DOKUARTS
Zeughauskino Berlin
Oct 4-21, 2018

Witkin & Witkin

The world is full of things we can’t see, even if they occur right in front of our eyes. With his surreal, often grotesque, sometimes unsettling, staged photographs, Joel-Peter Witkin creates a visual language for them. The world is also full of things we deliberately choose not to see. The socio-politically engaged figurative painter Jerome Witkin urges us with historically charged pictures to look at them.

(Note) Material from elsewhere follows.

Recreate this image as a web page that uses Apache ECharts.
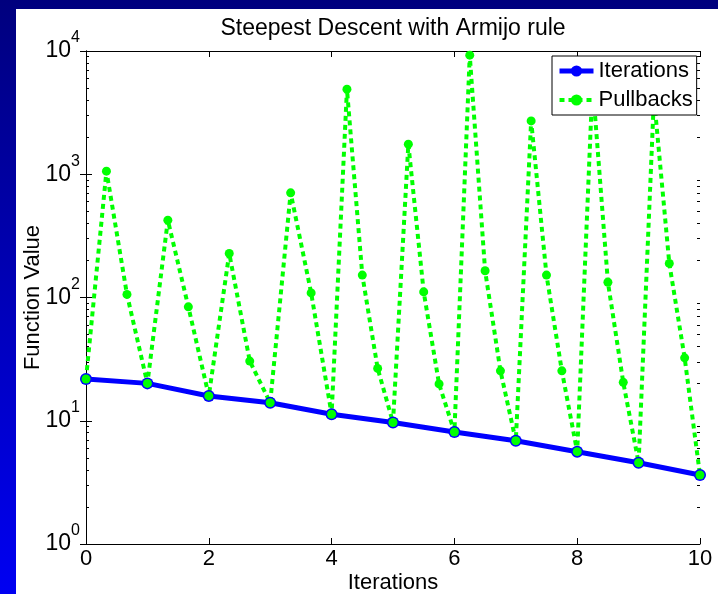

Joel and Jerome are identical twins but they could not be any more different; at least this is the view taken by the two artists who, for the larger part of their lives, went separate ways. Filmmaker Trisha Ziff, in her fascinating portrait, interviews close relatives and co-workers of the dissimilar brothers but the major portion of the film’s time is reserved for the Witkins’ own storytelling. While Joel and Jerome talk about their differences, the camera observes the two faces in close-up and in great detail. As one listens to Joel and Jerome pointing at their dissimilarities, one instinctively tries to seek out their similarities. Ziff subtly uses the juxtaposition of the frequently opposing visual and verbal “stories”. In doing so, she creates not only an intimate artists portrait but also a brilliant filmic reflection on seeing and perception: In search of likeness one repeatedly stumbles upon differences, in face of the differences one often is surprised by likeness.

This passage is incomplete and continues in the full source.